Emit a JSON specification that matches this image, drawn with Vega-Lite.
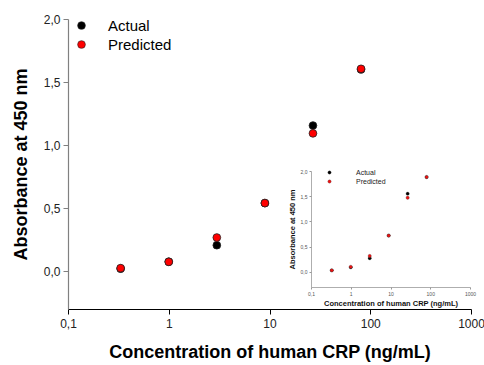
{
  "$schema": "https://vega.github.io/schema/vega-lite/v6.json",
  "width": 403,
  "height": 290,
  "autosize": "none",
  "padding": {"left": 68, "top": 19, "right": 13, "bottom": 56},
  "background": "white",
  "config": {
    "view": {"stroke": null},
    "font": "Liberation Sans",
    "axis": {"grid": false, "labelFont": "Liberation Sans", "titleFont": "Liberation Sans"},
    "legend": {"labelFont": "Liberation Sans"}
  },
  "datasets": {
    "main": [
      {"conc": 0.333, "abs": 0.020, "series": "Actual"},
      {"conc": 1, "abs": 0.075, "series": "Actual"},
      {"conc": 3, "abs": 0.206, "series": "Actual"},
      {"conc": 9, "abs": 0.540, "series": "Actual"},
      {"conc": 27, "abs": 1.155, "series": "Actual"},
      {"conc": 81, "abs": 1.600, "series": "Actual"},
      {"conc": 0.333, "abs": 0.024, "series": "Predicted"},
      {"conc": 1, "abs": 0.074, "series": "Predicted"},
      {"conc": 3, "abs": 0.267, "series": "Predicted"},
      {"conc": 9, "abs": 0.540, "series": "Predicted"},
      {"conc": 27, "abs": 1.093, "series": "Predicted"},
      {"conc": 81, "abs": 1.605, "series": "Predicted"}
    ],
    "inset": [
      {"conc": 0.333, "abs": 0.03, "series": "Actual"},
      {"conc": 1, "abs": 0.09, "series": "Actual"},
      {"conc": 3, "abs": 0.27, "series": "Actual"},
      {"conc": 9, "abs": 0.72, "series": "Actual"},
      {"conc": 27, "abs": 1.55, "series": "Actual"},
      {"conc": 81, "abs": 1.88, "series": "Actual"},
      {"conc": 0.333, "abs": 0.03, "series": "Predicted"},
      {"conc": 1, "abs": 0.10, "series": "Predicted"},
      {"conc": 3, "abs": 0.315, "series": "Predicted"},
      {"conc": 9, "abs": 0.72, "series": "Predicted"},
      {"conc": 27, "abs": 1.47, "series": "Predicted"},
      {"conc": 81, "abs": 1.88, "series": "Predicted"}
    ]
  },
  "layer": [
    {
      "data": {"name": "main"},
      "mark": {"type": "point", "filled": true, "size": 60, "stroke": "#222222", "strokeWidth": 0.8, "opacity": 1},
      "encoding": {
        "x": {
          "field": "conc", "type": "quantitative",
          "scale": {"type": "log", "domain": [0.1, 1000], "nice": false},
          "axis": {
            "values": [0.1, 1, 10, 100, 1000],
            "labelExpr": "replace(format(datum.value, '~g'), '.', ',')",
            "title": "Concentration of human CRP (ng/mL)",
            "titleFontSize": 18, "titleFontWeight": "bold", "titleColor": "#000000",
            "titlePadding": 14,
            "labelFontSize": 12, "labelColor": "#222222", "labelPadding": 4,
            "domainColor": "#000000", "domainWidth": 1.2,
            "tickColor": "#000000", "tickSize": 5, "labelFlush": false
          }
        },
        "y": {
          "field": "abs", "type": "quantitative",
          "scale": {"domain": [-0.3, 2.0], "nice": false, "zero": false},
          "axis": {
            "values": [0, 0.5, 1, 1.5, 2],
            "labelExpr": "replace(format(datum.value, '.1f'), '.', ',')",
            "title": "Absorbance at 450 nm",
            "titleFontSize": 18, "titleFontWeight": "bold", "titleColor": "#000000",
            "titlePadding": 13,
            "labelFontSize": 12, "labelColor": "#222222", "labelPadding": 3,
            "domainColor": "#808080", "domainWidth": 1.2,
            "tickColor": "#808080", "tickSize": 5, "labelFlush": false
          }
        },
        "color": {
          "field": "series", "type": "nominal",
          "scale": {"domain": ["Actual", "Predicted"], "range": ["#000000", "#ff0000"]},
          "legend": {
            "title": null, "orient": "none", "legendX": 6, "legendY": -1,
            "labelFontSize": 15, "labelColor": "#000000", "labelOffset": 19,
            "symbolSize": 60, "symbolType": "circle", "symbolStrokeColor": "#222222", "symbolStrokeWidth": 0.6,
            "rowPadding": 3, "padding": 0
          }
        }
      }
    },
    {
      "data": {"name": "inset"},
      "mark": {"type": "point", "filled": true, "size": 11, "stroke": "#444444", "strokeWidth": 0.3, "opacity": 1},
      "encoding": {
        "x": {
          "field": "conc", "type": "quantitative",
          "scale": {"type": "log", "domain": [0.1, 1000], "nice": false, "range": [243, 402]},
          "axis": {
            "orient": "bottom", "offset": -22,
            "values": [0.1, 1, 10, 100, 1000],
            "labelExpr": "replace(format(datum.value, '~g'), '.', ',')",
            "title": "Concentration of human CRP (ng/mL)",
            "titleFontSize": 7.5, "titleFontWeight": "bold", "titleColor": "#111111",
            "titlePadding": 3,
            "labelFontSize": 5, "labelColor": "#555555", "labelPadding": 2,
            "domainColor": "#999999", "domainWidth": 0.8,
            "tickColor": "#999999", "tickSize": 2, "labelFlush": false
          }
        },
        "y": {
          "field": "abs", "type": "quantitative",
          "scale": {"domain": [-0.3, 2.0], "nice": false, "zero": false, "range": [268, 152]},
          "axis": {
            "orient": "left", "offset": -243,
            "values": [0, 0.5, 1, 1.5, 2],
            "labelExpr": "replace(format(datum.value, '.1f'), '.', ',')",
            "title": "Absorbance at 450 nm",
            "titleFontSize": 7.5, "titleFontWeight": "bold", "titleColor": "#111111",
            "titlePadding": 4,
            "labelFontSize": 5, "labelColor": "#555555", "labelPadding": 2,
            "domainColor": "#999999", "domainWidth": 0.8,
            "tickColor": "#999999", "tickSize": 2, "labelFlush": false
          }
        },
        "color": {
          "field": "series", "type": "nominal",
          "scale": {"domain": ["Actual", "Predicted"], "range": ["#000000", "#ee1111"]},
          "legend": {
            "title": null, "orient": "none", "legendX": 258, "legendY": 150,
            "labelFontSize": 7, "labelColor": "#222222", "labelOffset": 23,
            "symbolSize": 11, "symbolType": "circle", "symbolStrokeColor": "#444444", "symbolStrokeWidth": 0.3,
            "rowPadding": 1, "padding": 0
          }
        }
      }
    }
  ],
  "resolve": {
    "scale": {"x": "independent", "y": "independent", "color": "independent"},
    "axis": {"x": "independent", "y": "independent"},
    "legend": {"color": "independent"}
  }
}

---

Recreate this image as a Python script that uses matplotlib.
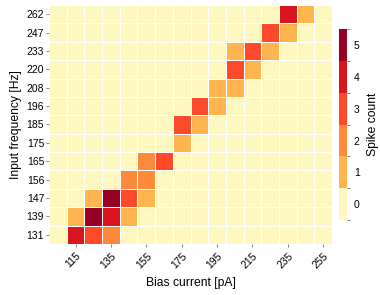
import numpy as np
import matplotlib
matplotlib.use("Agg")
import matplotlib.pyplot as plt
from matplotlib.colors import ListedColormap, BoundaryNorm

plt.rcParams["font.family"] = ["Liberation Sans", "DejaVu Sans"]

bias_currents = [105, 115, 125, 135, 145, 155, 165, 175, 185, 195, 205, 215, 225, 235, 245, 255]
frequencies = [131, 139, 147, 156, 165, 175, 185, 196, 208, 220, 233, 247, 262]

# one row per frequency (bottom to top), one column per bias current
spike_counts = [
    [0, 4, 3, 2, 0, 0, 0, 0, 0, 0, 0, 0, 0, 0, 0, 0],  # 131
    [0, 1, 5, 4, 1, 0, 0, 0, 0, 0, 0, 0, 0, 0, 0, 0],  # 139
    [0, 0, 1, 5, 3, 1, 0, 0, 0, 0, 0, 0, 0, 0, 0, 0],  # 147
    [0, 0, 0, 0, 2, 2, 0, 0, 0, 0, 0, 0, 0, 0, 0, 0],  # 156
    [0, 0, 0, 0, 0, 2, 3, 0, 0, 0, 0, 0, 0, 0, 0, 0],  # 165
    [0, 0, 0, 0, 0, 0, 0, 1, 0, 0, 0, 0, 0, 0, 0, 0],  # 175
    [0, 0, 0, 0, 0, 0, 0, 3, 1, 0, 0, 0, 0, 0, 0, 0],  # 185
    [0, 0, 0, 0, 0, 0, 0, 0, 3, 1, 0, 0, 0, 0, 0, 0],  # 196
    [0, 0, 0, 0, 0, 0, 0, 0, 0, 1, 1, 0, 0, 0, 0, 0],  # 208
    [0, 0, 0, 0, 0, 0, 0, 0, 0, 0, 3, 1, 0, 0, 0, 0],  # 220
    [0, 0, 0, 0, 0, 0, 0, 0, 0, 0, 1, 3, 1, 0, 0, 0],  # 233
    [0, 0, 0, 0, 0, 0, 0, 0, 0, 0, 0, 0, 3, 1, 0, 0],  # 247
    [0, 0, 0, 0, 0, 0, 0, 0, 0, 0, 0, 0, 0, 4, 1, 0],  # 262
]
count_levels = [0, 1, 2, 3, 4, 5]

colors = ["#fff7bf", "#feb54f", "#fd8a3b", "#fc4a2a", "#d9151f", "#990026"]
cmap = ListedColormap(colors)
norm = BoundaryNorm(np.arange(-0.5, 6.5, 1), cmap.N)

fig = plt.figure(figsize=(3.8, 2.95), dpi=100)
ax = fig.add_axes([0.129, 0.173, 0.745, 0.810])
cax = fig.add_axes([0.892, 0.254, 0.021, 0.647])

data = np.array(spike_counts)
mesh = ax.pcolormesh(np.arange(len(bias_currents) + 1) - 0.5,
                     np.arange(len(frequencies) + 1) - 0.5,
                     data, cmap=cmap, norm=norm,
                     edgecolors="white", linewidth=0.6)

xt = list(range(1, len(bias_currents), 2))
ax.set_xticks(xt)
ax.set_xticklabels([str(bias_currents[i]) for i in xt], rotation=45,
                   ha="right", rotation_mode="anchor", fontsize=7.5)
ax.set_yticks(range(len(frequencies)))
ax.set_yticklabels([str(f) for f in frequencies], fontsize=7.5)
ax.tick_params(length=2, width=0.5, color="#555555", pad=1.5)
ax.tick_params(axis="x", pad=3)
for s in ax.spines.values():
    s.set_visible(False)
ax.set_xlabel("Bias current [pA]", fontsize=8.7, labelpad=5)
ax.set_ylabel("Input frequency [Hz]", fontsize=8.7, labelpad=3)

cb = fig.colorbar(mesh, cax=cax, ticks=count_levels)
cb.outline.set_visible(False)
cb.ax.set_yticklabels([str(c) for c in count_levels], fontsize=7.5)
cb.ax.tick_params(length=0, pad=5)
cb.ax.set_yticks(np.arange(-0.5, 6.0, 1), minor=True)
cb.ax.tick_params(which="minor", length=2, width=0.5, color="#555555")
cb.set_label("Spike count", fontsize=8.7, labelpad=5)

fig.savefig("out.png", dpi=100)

--

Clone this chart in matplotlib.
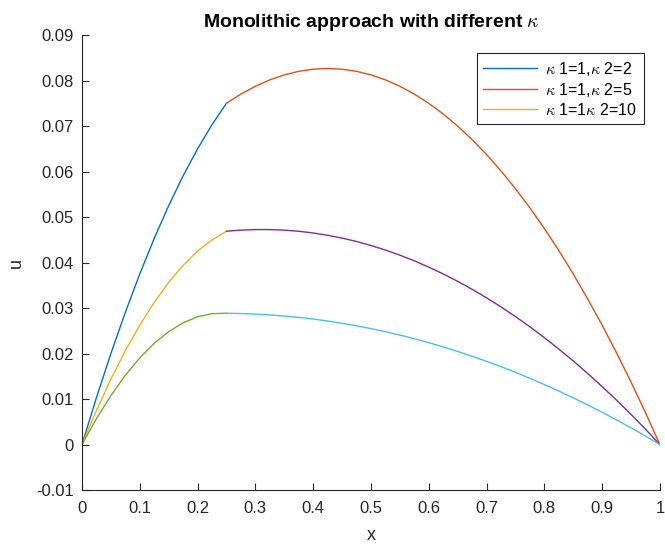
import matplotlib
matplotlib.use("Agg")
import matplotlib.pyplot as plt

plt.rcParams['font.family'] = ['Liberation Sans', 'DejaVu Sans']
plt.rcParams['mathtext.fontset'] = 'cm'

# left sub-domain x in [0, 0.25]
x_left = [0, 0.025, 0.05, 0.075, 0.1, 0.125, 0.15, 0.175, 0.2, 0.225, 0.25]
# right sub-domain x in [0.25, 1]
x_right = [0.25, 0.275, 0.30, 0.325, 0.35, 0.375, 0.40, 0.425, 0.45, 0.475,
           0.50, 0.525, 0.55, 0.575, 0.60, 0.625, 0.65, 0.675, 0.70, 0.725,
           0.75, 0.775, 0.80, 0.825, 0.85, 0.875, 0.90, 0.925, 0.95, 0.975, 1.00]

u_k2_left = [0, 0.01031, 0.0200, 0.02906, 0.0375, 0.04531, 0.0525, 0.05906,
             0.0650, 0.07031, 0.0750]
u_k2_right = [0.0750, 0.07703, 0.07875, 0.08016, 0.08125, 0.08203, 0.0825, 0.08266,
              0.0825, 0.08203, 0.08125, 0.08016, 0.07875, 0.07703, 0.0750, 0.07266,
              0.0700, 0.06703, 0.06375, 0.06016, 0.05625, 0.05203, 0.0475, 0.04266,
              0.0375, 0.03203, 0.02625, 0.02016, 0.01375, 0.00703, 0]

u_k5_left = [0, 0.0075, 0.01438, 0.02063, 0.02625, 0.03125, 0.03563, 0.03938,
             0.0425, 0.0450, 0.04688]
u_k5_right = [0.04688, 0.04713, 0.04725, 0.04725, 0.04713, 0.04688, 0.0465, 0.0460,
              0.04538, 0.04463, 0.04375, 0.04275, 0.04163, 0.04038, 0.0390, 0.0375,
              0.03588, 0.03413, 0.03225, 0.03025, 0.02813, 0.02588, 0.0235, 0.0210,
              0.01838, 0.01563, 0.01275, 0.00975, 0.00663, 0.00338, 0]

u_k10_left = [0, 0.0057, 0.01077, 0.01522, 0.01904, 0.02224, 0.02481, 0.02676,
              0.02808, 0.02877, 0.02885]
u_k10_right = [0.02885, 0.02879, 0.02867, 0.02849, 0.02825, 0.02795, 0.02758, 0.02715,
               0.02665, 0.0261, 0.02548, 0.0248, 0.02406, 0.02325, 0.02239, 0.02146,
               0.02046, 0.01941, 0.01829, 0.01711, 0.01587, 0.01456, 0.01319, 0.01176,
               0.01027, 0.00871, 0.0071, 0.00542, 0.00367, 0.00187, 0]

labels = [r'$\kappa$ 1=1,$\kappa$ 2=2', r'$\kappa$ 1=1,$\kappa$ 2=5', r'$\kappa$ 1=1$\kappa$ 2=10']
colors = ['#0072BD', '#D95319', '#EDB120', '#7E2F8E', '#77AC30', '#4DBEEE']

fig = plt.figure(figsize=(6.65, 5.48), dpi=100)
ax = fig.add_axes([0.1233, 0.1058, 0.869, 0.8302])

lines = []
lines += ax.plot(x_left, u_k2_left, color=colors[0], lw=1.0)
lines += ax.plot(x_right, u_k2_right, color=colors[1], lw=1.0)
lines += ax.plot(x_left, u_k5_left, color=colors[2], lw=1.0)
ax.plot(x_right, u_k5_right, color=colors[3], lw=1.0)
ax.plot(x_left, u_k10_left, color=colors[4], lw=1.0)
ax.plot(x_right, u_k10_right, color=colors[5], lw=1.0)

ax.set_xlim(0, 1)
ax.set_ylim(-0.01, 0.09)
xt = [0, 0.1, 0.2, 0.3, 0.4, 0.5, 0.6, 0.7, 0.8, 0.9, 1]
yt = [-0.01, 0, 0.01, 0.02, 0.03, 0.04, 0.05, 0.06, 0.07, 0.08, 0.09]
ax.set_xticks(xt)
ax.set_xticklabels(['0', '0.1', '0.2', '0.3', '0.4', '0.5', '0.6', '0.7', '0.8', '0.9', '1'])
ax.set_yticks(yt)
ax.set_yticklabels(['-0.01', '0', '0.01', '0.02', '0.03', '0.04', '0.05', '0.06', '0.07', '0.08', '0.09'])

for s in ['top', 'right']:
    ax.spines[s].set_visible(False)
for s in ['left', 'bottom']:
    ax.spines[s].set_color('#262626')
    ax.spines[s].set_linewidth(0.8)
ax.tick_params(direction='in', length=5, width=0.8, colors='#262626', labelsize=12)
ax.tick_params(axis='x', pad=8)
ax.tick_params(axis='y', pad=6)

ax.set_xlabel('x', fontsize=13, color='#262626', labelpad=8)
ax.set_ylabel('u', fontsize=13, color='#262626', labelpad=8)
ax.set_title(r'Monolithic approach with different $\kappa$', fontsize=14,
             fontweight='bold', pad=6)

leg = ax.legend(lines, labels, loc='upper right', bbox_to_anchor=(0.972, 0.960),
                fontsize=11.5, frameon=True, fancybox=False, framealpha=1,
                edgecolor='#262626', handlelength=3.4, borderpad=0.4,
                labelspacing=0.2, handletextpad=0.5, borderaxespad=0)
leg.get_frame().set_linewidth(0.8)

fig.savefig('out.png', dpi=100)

#### PROBLEM TO SOLVE:
Looking at the records above, work out how many lines include the word "this", then give that number by itself.

#### WRITTEN SOLUTION:
3